Werdohl. .

Der Frau, die sich bereit erklärt, ihm Modell zu sitzen, würde Oguzhan Oral beinahe den Himmel zu Füßen legen, denn sie ist der Schlüssel für seine Zwischenprüfung.

Es gibt Berufe, in die steigen überwiegend Frauen ein. Der Friseurberuf zum Beispiel. Oguzhan Oral ist jedoch ein Mann – und inzwischen im zweiten Lehrjahr. Dabei hatte es sich zum Ende seiner Realschulzeit in vielen Firmen im Elektronik- oder Metall verarbeitenden Bereich beworben. „Ich hatte Vorstellungsgespräche“, erläutert der 18-Jährige, „schnitt bei Einstellungstest durchaus gut ab und habe viele Leute dort auch überzeugt.“

Der Weg in den Friseurberuf war dann zwar ungewöhnlich, mit Blick auf Oguzhan Orals Hintergrund aber auch wieder nicht: Seine Mutter Ayla betreibt einen Friseursalon an der Sandstraße. „Mein großer Bruder ist Werkzeugmechaniker, mein kleiner Bruder geht noch zur Schule und hat noch einen weiten Weg vor sich. Da hab ich mir überlegt, in Mamas Fußstapfen zu treten und das Geschäft eines Tages weiterzuführen.“

Bis es allerdings soweit ist, schaut ihm seine Mutter aber im wahrsten Sinne des Wortes kritisch auf die Finger, sie ist nämlich seine Ausbilderin, und der Friseurberuf will ordentlich gelernt sein. „Es ist nicht so leicht, wie es aussieht’“, beschreibt Oguzhan Oral. Man brauche Fingerfertigkeit, eine Art Kreativität und Vorstellungsvermögen.

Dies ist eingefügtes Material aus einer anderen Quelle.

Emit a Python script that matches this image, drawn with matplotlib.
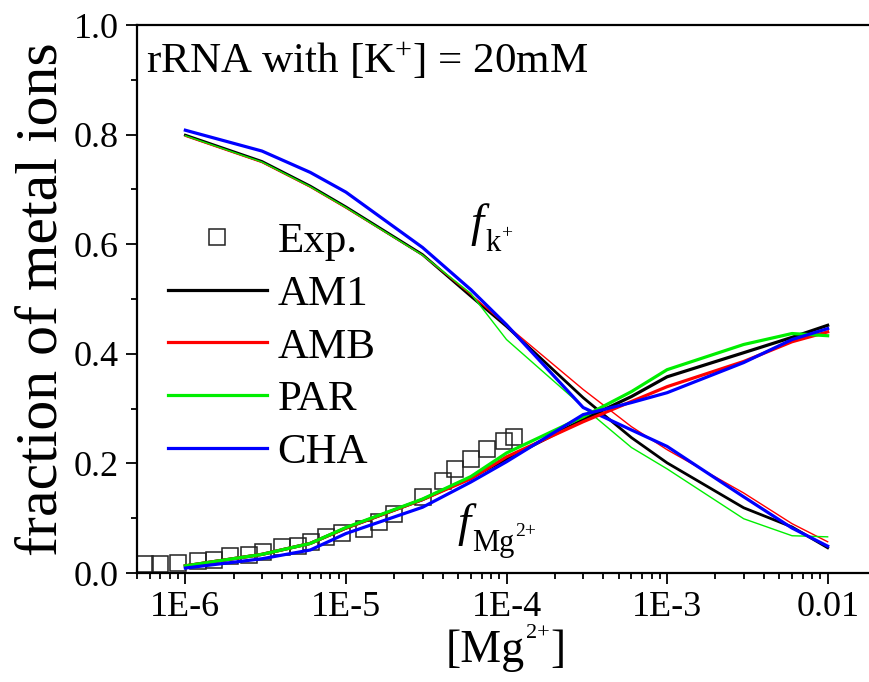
import numpy as np
import matplotlib
matplotlib.use("Agg")
import matplotlib.pyplot as plt
from matplotlib.lines import Line2D
from matplotlib.ticker import FixedLocator, LogLocator, NullFormatter, MultipleLocator

plt.rcParams['font.family'] = ['Liberation Serif', 'DejaVu Serif']
plt.rcParams['mathtext.fontset'] = 'custom'
plt.rcParams['mathtext.rm'] = 'Liberation Serif'
plt.rcParams['mathtext.it'] = 'Liberation Serif:italic'
plt.rcParams['mathtext.bf'] = 'Liberation Serif:bold'

# ---- data ----
mg_conc = [1e-6, 3e-6, 6e-6, 1e-5, 3e-5, 6e-5, 1e-4, 3e-4, 6e-4, 1e-3, 3e-3, 6e-3, 1e-2]

am1_k = [0.799, 0.751, 0.706, 0.668, 0.581, 0.505, 0.450, 0.320, 0.247, 0.201, 0.119, 0.084, 0.046]
amb_k = [0.797, 0.749, 0.704, 0.666, 0.580, 0.508, 0.452, 0.335, 0.267, 0.225, 0.146, 0.090, 0.057]
par_k = [0.798, 0.750, 0.705, 0.667, 0.580, 0.510, 0.426, 0.303, 0.229, 0.190, 0.099, 0.068, 0.066]
cha_k = [0.808, 0.770, 0.731, 0.695, 0.594, 0.517, 0.453, 0.302, 0.261, 0.231, 0.139, 0.082, 0.049]

am1_mg = [0.013, 0.034, 0.054, 0.082, 0.134, 0.174, 0.208, 0.280, 0.322, 0.358, 0.402, 0.430, 0.452]
amb_mg = [0.013, 0.034, 0.054, 0.082, 0.134, 0.172, 0.212, 0.276, 0.313, 0.340, 0.386, 0.422, 0.440]
par_mg = [0.013, 0.034, 0.054, 0.083, 0.135, 0.176, 0.219, 0.285, 0.331, 0.371, 0.417, 0.437, 0.433]
cha_mg = [0.009, 0.026, 0.042, 0.072, 0.120, 0.166, 0.203, 0.289, 0.311, 0.329, 0.384, 0.426, 0.446]

exp_x = [5.6e-7, 7.0e-7, 9.0e-7, 1.2e-6, 1.5e-6, 1.9e-6, 2.5e-6, 3.05e-6, 4.0e-6, 5.0e-6,
         6.1e-6, 7.5e-6, 9.5e-6, 1.3e-5, 1.6e-5, 2.0e-5, 3.0e-5, 4.0e-5, 4.8e-5, 6.0e-5,
         7.6e-5, 9.7e-5, 1.11e-4]
exp_y = [0.016, 0.016, 0.018, 0.021, 0.024, 0.031, 0.033, 0.039, 0.047, 0.049,
         0.056, 0.065, 0.073, 0.080, 0.093, 0.108, 0.138, 0.168, 0.190, 0.208,
         0.227, 0.241, 0.249]

xtick_vals = [1e-6, 1e-5, 1e-4, 1e-3, 1e-2]
xtick_labels = ['1E-6', '1E-5', '1E-4', '1E-3', '0.01']
ytick_vals = [0.0, 0.2, 0.4, 0.6, 0.8, 1.0]
ytick_labels = ['0.0', '0.2', '0.4', '0.6', '0.8', '1.0']

# ---- figure ----
W, H = 869, 682
fig = plt.figure(figsize=(W / 100, H / 100), dpi=100)
ax = fig.add_axes([137 / W, 1 - 573 / H, (876 - 137) / W, (573 - 25) / H])

C_BLACK = 'black'
C_RED = '#ff0000'
C_GREEN = '#00ee00'
C_BLUE = '#0000ff'

thick = 2.3
thin = 1.0

ax.plot(exp_x, exp_y, linestyle='none', marker='s', markersize=11.5,
        markerfacecolor='none', markeredgecolor='#222222', markeredgewidth=1.1, zorder=1)

ax.plot(mg_conc, am1_k, color=C_BLACK, lw=2.0, zorder=3)
ax.plot(mg_conc, amb_k, color=C_RED, lw=thin, zorder=3)
ax.plot(mg_conc, par_k, color=C_GREEN, lw=thin, zorder=3)
ax.plot(mg_conc, cha_k, color=C_BLUE, lw=thick, zorder=3)

ax.plot(mg_conc, am1_mg, color=C_BLACK, lw=thick, zorder=3)
ax.plot(mg_conc, amb_mg, color=C_RED, lw=thick, zorder=3)
ax.plot(mg_conc, par_mg, color=C_GREEN, lw=thick, zorder=3)
ax.plot(mg_conc, cha_mg, color=C_BLUE, lw=thick, zorder=3)

ax.set_xscale('log')
ax.set_xlim(5e-7, 2e-2)
ax.set_ylim(0, 1.0)

ax.xaxis.set_major_locator(FixedLocator(xtick_vals))
ax.set_xticklabels(xtick_labels)
ax.xaxis.set_minor_locator(LogLocator(base=10, subs=np.arange(2, 10), numticks=20))
ax.xaxis.set_minor_formatter(NullFormatter())
ax.yaxis.set_major_locator(FixedLocator(ytick_vals))
ax.set_yticklabels(ytick_labels)
ax.yaxis.set_minor_locator(MultipleLocator(0.1))

ax.tick_params(which='major', direction='out', length=8, width=1.3, labelsize=26, pad=5)
ax.tick_params(which='minor', direction='out', length=4.5, width=1.3)
ax.tick_params(axis='x', which='both', top=False)
ax.tick_params(axis='y', which='both', right=False)

for s in ['left', 'bottom', 'top']:
    ax.spines[s].set_linewidth(1.6)
ax.spines['right'].set_visible(False)

ax.set_ylabel('fraction of metal ions', fontsize=43, labelpad=3)

ax.text(0.012, 0.932, r'rRNA with [K$^{+}$] = 20mM', transform=ax.transAxes,
        fontsize=31, ha='left', va='center')

handles = [
    Line2D([], [], linestyle='none', marker='s', markersize=11.5, markerfacecolor='none',
           markeredgecolor='#222222', markeredgewidth=1.1),
    Line2D([], [], color=C_BLACK, lw=thick),
    Line2D([], [], color=C_RED, lw=thick),
    Line2D([], [], color=C_GREEN, lw=thick),
    Line2D([], [], color=C_BLUE, lw=thick),
]
labels = ['Exp.', 'AM1', 'AMB', 'PAR', 'CHA']
leg = ax.legend(handles, labels, loc='upper left', bbox_to_anchor=(0.03, 0.657),
                frameon=False, fontsize=31, handlelength=2.3, handletextpad=0.25,
                labelspacing=0.32, borderaxespad=0, borderpad=0.2, numpoints=1)

# ---- composite labels placed piece by piece (pixel coords from top-left) ----
fig.canvas.draw()
renderer = fig.canvas.get_renderer()


def put(x_px, y_px, s, size, style='normal', va='baseline'):
    t = fig.text(x_px / W, 1 - y_px / H, s, fontsize=size, fontstyle=style,
                 ha='left', va=va)
    bb = t.get_window_extent(renderer=renderer)
    return bb.x1  # right edge in pixels


# x-axis label: [Mg^2+]
xr = put(446, 662, '[Mg', 33)
xr = put(xr + 1, 638, '2+', 16)
put(xr + 1, 662, ']', 33)

# f_{k+}
xr = put(470, 236, 'f', 34, style='italic')
xr = put(xr + 2, 251, 'k', 22)
put(xr + 1, 238, '+', 14)

# f_{Mg2+}
xr = put(457, 536, 'f', 34, style='italic')
xr = put(xr + 2, 551, 'Mg', 22)
put(xr + 1, 536, '2+', 14)

fig.savefig('out.png', dpi=100)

Er gibt zu, in der ersten Zeit unsicher gewesen zu sein, ob Friseur wirklich sein Beruf gewesen sei, aber inzwischen ist er sich sicher und steht voll und ganz hinter seiner Entscheidung: „Es macht Spaß und läuft wirklich gut ab.“

Den Stempel, als Mann eher ein Exot im Friseurberuf zu sein, hat er des öfteren aufgedrückt bekommen. Doch seine Berufsschulklasse zeigt: Er ist nicht allein. Im Berufskolleg in Lüdenscheid sitzt er mit sechs Jungen und 22 Mädchen in der Klasse. Auch seine Freunde unterstützen ihn, wo sie nur können: zum Beispiel, in dem sie ihm Modell sitzen. Denn eines ist kurz vor Ende des zweiten Lehrjahrs für Oguzhan Oral enorm wichtig: „Üben, üben, üben.“

Zum Waschen, Schneiden und Fönen stehen auch seine Kolleginnen im Salon und Frauen seiner Familie zur Verfügung. Sogar Haare färben darf er bei der einen oder anderen üben. „Wenn es aber ans Thema Locken geht, machen sie alle einen Rückzieher“, bedauert der angehende Friseurgeselle.

Deshalb sucht er jetzt eine Frau, die älter als 18 Jahre ist und deren Haar in etwa schulterlang ist und weder gefärbt noch mit Strähnchen verziert ist. „Es muss komplett naturbelassen sein“, betont Oguzhan Oral. Da steht nämlich leichte Umformung auf dem Prüfungsplan, sprich Locken durch Dauerwelle. Wer also heute schon weiß, dass sie am 29. April und 6. Mai Zeit hat, sollte sich bei ihm melden. An einem dieser beiden Sonntage hat Oguzhan Oral seine Prüfung. An welchem genau, steht noch nicht fest. Melden sollte sich das Modell so schnell wie möglich, denn Oguzhan Oral muss speziell an ihrem Kopf viel üben. „Da geht es um die richtige Wickeltechnik, denn das Aufdrehen will geübt sein.“ Fixiert wird die Dauerwelle jedoch erst im Mai. Bis dahin wird nur – für Oguzhan Oral am liebsten zweimal pro Woche – aufgedreht. Den Grundschnitt sowie die Locken erhält das Modell zum Dank kostenlos. „Hauptsache, sie eignet sich“, ist Oguzhan Orals größte Sorge. Doch unterm Strich ist er zuversichtlich: Seine Mama überwacht die Vorbereitung, und wenn alles gut geplant ist, wird auch der Ablauf funktionieren.